Parmi les relations, John Heil s’arrête sur la causalité. Il oppose deux conceptions à ce sujet. Selon une première façon de voir, la causalité est une relation asymétrique, non réflexive et transitive. Hume ajoute qu’un événement A est accompagné d’un événement B en vertu d’une « conjonction constante » (et non d’une connexion nécessaire). Heil préfère une autre conception. Quand le sucre se dissout dans le thé, les deux éléments collaborent pour produire cet effet. Ils ont des pouvoirs (ou « dispositions ») réciproques qui, mis ensemble, apportent quelque chose de nouveau. Même chose pour l’interaction de deux boules de billard. Dès lors, la causalité est symétrique. Ce sont les propriétés des objets qui leur confèrent de tels pouvoirs. Ces deux conceptions sont incarnées respectivement, selon John Heil, par Hume, pour qui la causalité n’est rien d’autre qu’une corrélation, et par Aristote, qui adopte une position réaliste en matière de causalité. Cette position explique, ultimement, les lois de la nature. Les lois décrivent, ce sont les pouvoirs qui gouvernent.

Modalité

La modalité est un autre passage obligé des livres de philosophie analytique traitant de métaphysique. Les concepts modaux sont relativement peu nombreux : nécessité, contingence, possibilité, impossibilité, réalité. David Lewis (1941-2001) – on a dit de lui qu’il était le plus grand métaphysicien depuis Leibniz – envisageait la modalité sous l’angle des « mondes possibles » (expression à laquelle John Heil préfère celle des « univers alternatifs »). Dire qu’une chose est nécessaire, c’est dire qu’elle existe dans tous les mondes possibles ; dire qu’une chose est possible, c’est dire qu’elle existe dans un monde au moins, etc. Lewis recourt aux seules possibilités logiques : quelque chose est possible logiquement s’il peut être décrit sans contradiction. Par exemple, que les cochons volent est une possibilité logique, même si ce n’est pas une réalité d’expérience.

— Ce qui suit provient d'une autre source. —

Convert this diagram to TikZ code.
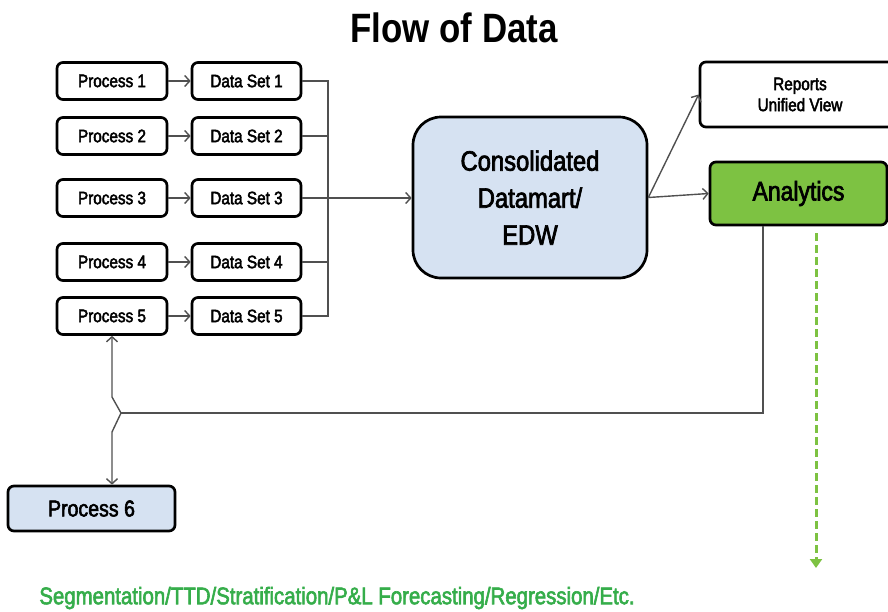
\documentclass[tikz,border=0pt]{standalone}
\usepackage{fontspec}
\setmainfont{Liberation Sans}[FakeStretch=0.85, FakeBold=2.5]
\newfontfamily\titlefont{Liberation Sans}[FakeStretch=0.85]
\usetikzlibrary{arrows.meta}
\definecolor{lblue}{HTML}{D6E2F2}
\definecolor{agreen}{HTML}{7DC242}
\definecolor{tgreen}{HTML}{35AD4A}
\definecolor{lgray}{HTML}{505050}
\begin{document}
\begin{tikzpicture}[x=1pt,y=-1pt,
  box/.style={draw=black, line width=2.7pt, rounded corners=6pt, fill=white, inner sep=0pt, align=center},
  proc/.style={box, minimum width=110pt, minimum height=37pt, font=\fontsize{18}{20}\selectfont},
  conn/.style={draw=lgray, line width=1.4pt},
  arr/.style={conn, -{Straight Barb[length=5pt,width=11pt]}}
]
\clip (0,0) rectangle (888,611);
\useasboundingbox (0,0) rectangle (888,611);

\node[font=\titlefont\fontsize{41}{44}\selectfont\bfseries] (title) at (454,28) {Flow of Data};

\foreach \i/\y in {1/81,2/136,3/198,4/262,5/316}{
  \node[proc] (p\i) at (112,\y) {Process \i};
  \node[proc, minimum width=109pt] (d\i) at (246.5,\y) {Data Set \i};
  \draw[arr] (p\i) -- (d\i);
}

\node[box, fill=lblue, rounded corners=28pt, minimum width=234pt, minimum height=161pt,
      font=\fontsize{28}{37}\selectfont] (cdw) at (530,197.5) {Consolidated\\Datamart/\\EDW};

\node[box, minimum width=200pt, minimum height=65pt, font=\fontsize{18}{21}\selectfont] (rep) at (800,94.5) {Reports\\Unified View};
\node[box, fill=agreen, minimum width=177pt, minimum height=63pt, font=\fontsize{27}{30}\selectfont] (an) at (798.5,193.5) {Analytics};
\node[box, fill=lblue, minimum width=167pt, minimum height=45pt, font=\fontsize{23}{26}\selectfont] (p6) at (91.5,508.5) {Process 6};

% bus from data sets
\coordinate (bus) at (328,0);
\draw[conn] (d1.east) -- (d1.east -| bus) -- (d5.east -| bus) -- (d5.east);
\draw[conn] (d2.east) -- (d2.east -| bus);
\draw[conn] (d4.east) -- (d4.east -| bus);
\draw[arr] (d3.east) -- (cdw.west |- d3.east);

\draw[arr] (cdw.east) -- (rep.west);
\draw[arr] (cdw.east) -- (an.west);

% feedback line with jump
\coordinate (j) at (763,413);
\coordinate (jt) at (112,397);
\coordinate (jb) at (121,413);
\coordinate (jd) at (112,432);
\draw[conn] (an.south -| j) -- (j) -- (jb);
\draw[conn, {Straight Barb[length=5pt,width=11pt]}-{Straight Barb[length=5pt,width=11pt]}]
  (p5.south) -- (jt) -- (jb) -- (jd) -- (p6.north -| jd);

% green dashed arrow
\coordinate (ge) at (816,568);
\draw[draw=agreen, line width=3pt, dash pattern=on 8pt off 4pt, -{Triangle[length=9pt,width=12pt]}, shorten <=7pt]
  (an.south -| ge) -- (ge);

\node[text=tgreen, font=\fontsize{24}{27}\selectfont] (seg) at (337,598) {Segmentation/TTD/Stratification/P\&L Forecasting/Regression/Etc.};
\end{tikzpicture}
\end{document}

David Lewis endosse un « réalisme modal » difficile à partager : pour lui, les mondes possibles sont aussi réels que celui que nous nous trouvons habiter. Pour Heil, les univers alternatifs ne sont pas des entités concrètes, ce sont des constructions logiques appartenant au règne des abstracta. Mais il parvient à faire sens de la conception de Lewis : le réalisme modal signifie que les possibilités logiques sont ce qu’elles sont tout à fait objectivement. « Parce que l’espace entier des possibilités logiques dépasse les capacités intellectuelles et imaginatives de l’homme, il est ce qu’il est indépendamment de nous. »

Libre arbitre

Il y a encore le « problème difficile de la conscience », mais j’en ai parlé il y a quelques mois dans une autre recension2. Le libre arbitre est une autre question classique de la philosophie analytique (pas seulement d’elle). La liberté de nos actes peut nous apparaître comme une évidence, mais, comme l’écrit John Heil : « Quand il vous faut une raison de douter de quelque chose qui semble plausible, tournez-vous vers la philosophie. » Cependant, puisque la physique nous apprend qu’un élément peut périr spontanément, ne serait-il pas envisageable que la spontanéité nous fasse échapper nous aussi à la nécessité ? La réponse de John Heil est intéressante. Certes, si notre volonté pouvait agir spontanément, cela la libérerait de la gangue causale ; mais cela compromettrait la liberté de choix d’une autre manière : un choix qui ne serait pas influencé par des raisons antérieures ne serait plus notre choix.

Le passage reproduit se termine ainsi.